Fondée en 1098 par Robert de Molesmes, l’abbaye de Cîteaux connaît des débuts difficiles, ayant au départ très peu de recrues. C’est l’arrivée, en 1113, du jeune Bernard de Fontaine, futur Bernard de Clairvaux, accompagné d’une trentaine d’autres recrues, qui permet de mettre en valeur le tout nouvel ordre cistercien. C’est à la fin du XVIIe siècle qu’est construit le définitoire, destiné à accueillir le chapitre général réunissant une fois par an les abbés de tous les monastères cisterciens d’Europe. Il s’agit donc d’un lieu de gouvernement essentiel pour l’ordre qui y prenait ses principales décisions.
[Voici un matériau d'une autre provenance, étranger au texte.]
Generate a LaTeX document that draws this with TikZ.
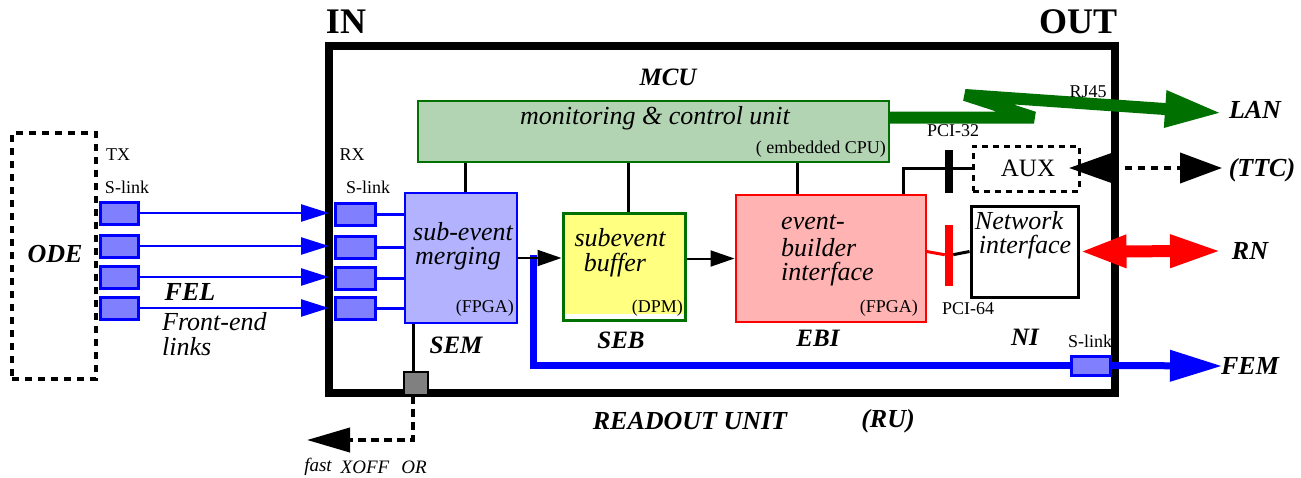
\documentclass[tikz,border=0pt]{standalone}
\usepackage{fontspec}
\setmainfont{Liberation Serif}
\usetikzlibrary{arrows.meta}

\definecolor{slinkfill}{RGB}{128,128,255}
\definecolor{semfill}{RGB}{178,178,255}
\definecolor{mcufill}{RGB}{179,212,179}
\definecolor{darkgrn}{RGB}{0,112,0}
\definecolor{sebfill}{RGB}{255,255,128}
\definecolor{ebifill}{RGB}{255,179,179}
\definecolor{xoffgrey}{RGB}{128,128,128}

\tikzset{
  slink/.style={draw=blue, line width=3, fill=slinkfill, minimum width=38, minimum height=22, inner sep=0, outer sep=0},
  big/.style={inner sep=0, font=\fontsize{26}{26}\selectfont\bfseries\itshape},
  ital/.style={inner sep=0, font=\fontsize{26}{26}\selectfont\itshape},
  small/.style={inner sep=0, font=\fontsize{18}{18}\selectfont},
  tiny/.style={inner sep=0, font=\fontsize{19}{19}\selectfont\itshape},
  dotline/.style={line width=4, dash pattern=on 7pt off 6pt},
  bluearrow/.style={blue, line width=2.5, -{Triangle[length=28pt,width=17pt]}},
  blackarrow/.style={black, line width=2, -{Triangle[length=24pt,width=16pt]}},
  wire/.style={black, line width=3}
}

\begin{document}
\begin{tikzpicture}[x=1pt,y=-1pt]
\useasboundingbox (0,0) rectangle (1301,477);

% readout unit frame
\node[draw, line width=8, minimum width=786, minimum height=347, inner sep=0, outer sep=0] (ru) at (722,219.5) {};
\node[inner sep=0, font=\fontsize{36}{36}\selectfont\bfseries] (in) at (346,22) {IN};
\node[inner sep=0, font=\fontsize{36}{36}\selectfont\bfseries] (out) at (1078,22) {OUT};

% front-end side
\node[draw, dotline, minimum width=84, minimum height=246, inner sep=0] (ode) at (54,256) {};
\node[big] (odelbl) at (55,254) {ODE};
\node[small] (tx) at (118,155) {TX};
\node[small] (txsl) at (127,187) {S-link};
\node[small] (rx) at (352,155) {RX};
\node[small] (rxsl) at (368,187) {S-link};

\node[slink] (tx1) at (119,213) {};
\node[slink] (tx2) at (119,246) {};
\node[slink] (tx3) at (119,277) {};
\node[slink] (tx4) at (119,308) {};
\node[slink, minimum width=40] (rx1) at (355,214) {};
\node[slink, minimum width=40] (rx2) at (355,247) {};
\node[slink, minimum width=40] (rx3) at (355,278) {};
\node[slink, minimum width=40] (rx4) at (355,308) {};

\foreach \i in {1,...,4}{
  \draw[bluearrow] (tx\i.east) -- (tx\i.east -| ru.west);
}

\node[big] (fel) at (190,292) {FEL};
\node[ital, anchor=west] (fe1) at (162,322) {Front-end};
\node[ital, anchor=west] (fe2) at (162,347) {links};

% monitoring and control unit
\node[draw=darkgrn, line width=2, fill=mcufill, minimum width=471, minimum height=61, inner sep=0] (mcu) at (653.5,131.5) {};
\node[big, font=\fontsize{25}{25}\selectfont\bfseries\itshape] (mculbl) at (668,77) {MCU};
\node[ital] (mcutxt) at (655,118) {monitoring \& control unit};
\node[small, anchor=east] (cpu) at (886,149) {( embedded CPU)};

% sub-event merging
\node[draw=blue, line width=2, fill=semfill, minimum width=112, minimum height=130, inner sep=0] (sem) at (461,258) {};
\node[ital, anchor=west] (sem1) at (413,232) {sub-event};
\node[ital, anchor=west] (sem2) at (415,259) {merging};
\node[small, anchor=east] (semf) at (514,308) {(FPGA)};
\node[big, font=\fontsize{25}{25}\selectfont\bfseries\itshape] (semlbl) at (456,345) {SEM};

\foreach \i in {1,...,4}{
  \draw[blue, line width=3] (rx\i.east) -- (rx\i.east -| sem.west);
}

% subevent buffer
\node[draw=darkgrn, line width=3, fill=sebfill, minimum width=122, minimum height=107, inner sep=0] (seb) at (624,266.5) {};
\fill[white] (565,314) rectangle (683,318.5);
\node[ital] (seb1) at (620,238) {subevent};
\node[ital] (seb2) at (615,265) {buffer};
\node[small, anchor=east] (dpm) at (683,308) {(DPM)};
\node[big, font=\fontsize{25}{25}\selectfont\bfseries\itshape] (seblbl) at (621,340) {SEB};

% event-builder interface
\node[draw=red, line width=2, fill=ebifill, minimum width=190, minimum height=127, inner sep=0] (ebi) at (830.5,258.5) {};
\node[ital, anchor=west] (ebi1) at (781,222) {event-};
\node[ital, anchor=west] (ebi2) at (781,248) {builder};
\node[ital, anchor=west] (ebi3) at (781,274) {interface};
\node[small, anchor=east] (ebif) at (918,308) {(FPGA)};
\node[big, font=\fontsize{25}{25}\selectfont\bfseries\itshape] (ebilbl) at (818,338) {EBI};

% control links from the MCU
\draw[wire] (mcu.south -| 465,0) -- (sem.north -| 465,0);
\draw[wire] (mcu.south -| 628,0) -- (seb.north -| 628,0);
\draw[wire] (mcu.south -| 797,0) -- (ebi.north -| 797,0);

% output data path to FEM
\node[slink, minimum width=39, minimum height=19] (slout) at (1090.5,365.5) {};
\node[small] (sloutlbl) at (1090,341) {S-link};
\coordinate (bluetop) at (533,255);
\coordinate (femtip) at (1222,366);
\draw[blue, line width=7] (bluetop) |- (slout.west);
\draw[blue, line width=7, -{Triangle[length=52pt,width=30pt]}] (slout.east) -- (femtip);
\node[big] (fem) at (1250,366) {FEM};
\node[big, font=\fontsize{25}{25}\selectfont\bfseries\itshape] (nilbl) at (1025,337) {NI};

% data flow arrows
\draw[blackarrow] (sem.east) -- (sem.east -| seb.west);
\draw[blackarrow] (ebi.west -| seb.east) -- (ebi.west);

% PCI buses
\node[fill=black, minimum width=8, minimum height=43, inner sep=0] (pci32) at (949,171.5) {};
\node[small] (pci32lbl) at (953,131) {PCI-32};
\node[fill=red, minimum width=8, minimum height=61, inner sep=0] (pci64) at (949,255.5) {};
\node[small] (pci64lbl) at (968,309) {PCI-64};

% auxiliary and network interface
\node[draw, line width=3, dash pattern=on 6pt off 5pt, minimum width=106, minimum height=45, inner sep=0] (aux) at (1026,168.5) {};
\node[inner sep=0, font=\fontsize{25}{25}\selectfont] (auxlbl) at (1028,168) {AUX};
\node[draw, line width=3, minimum width=107, minimum height=91, inner sep=0] (ni) at (1024.5,251.5) {};
\node[ital] (ni1) at (1019,221) {Network};
\node[ital] (ni2) at (1025,247) {interface};

\draw[wire] ([xshift=73pt]ebi.north) |- (aux.west);
\draw[red, line width=3] (ni.west -| ebi.east) -- (pci64);
\draw[wire] (pci64) -- (ni.west);

% links to the outside
\coordinate (ttcl) at (1069,168);
\coordinate (ttcr) at (1222,168);
\draw[dotline, {Triangle[length=44pt,width=30pt]}-{Triangle[length=42pt,width=30pt]}] (ttcl) -- (ttcr);
\node[big] (ttc) at (1262,170) {(TTC)};

\coordinate (rntip) at (1222,251);
\draw[red, line width=12, {Triangle[length=47pt,width=30pt]}-{Triangle[length=52pt,width=30pt]}] (ni.east) -- (rntip);
\node[big] (rn) at (1250,251) {RN};

\coordinate (lantip) at (1222,113);
\draw[darkgrn, line width=12, line join=bevel, -{Triangle[length=57pt,width=34pt]}]
  ([yshift=14pt]mcu.east) -- (1034,117.5) -- (965,95) -- (lantip);
\node[small] (rj45) at (1088,92) {RJ45};
\node[big] (lan) at (1255,110) {LAN};

% fast XOFF output
\node[fill=xoffgrey, draw, line width=1.5, minimum width=24, minimum height=23, inner sep=0] (xoff) at (416,383.5) {};
\draw[wire] (sem.south -| 413,0) -- (xoff.north -| 413,0);
\coordinate (xofftip) at (307,440);
\draw[dotline, dash pattern=on 8pt off 5pt, -{Triangle[length=43pt,width=24pt]}] (xoff.south -| 413,0) |- (xofftip);
\node[tiny] (fast) at (318,467) {fast};
\node[tiny] (xofflbl) at (365,467) {XOFF};
\node[tiny] (orlbl) at (414,467) {OR};

% unit name
\node[big] (rulbl) at (690,421) {READOUT UNIT};
\node[big] (rulbl2) at (888,421) {(RU)};
\end{tikzpicture}
\end{document}
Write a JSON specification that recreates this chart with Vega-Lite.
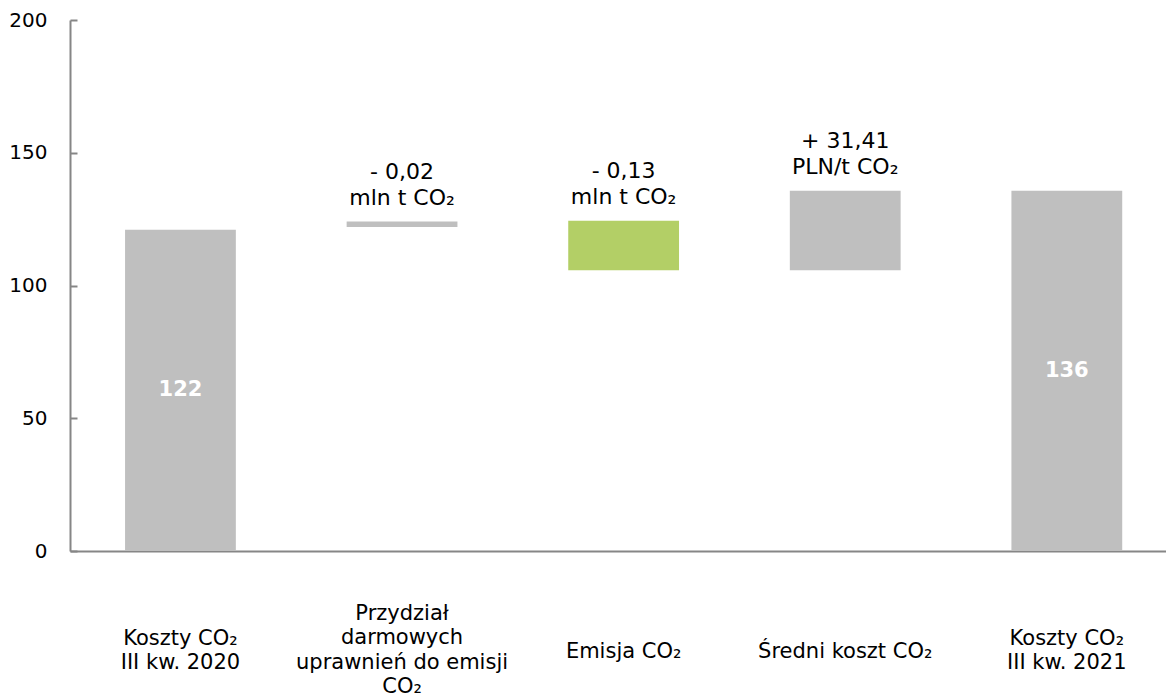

Fragilisé par un incendie au XIXe siècle et aujourd’hui désaffecté, le bâtiment de 80 mètres de long menace ruine ; cette situation a poussé les moines actuels à lancer une campagne de restauration qui devrait s’achever en 2032. Les aides ne manquent pas pour ce projet d’une ampleur considérable : ancien cellier de l’abbaye de Cîteaux, le château du Clos de Vougeot a organisé une vente aux enchères unique de ses vins bourguignons pour venir en aide aux religieux. Les moines eux-mêmes ont réalisé une vente de fromages en ligne au profit de la restauration de leur définitoire : fabriqué a partir du lait des 70 vaches montbéliardes de l’abbaye, le « Cîteaux » pourrait se comparer a un petit reblochon.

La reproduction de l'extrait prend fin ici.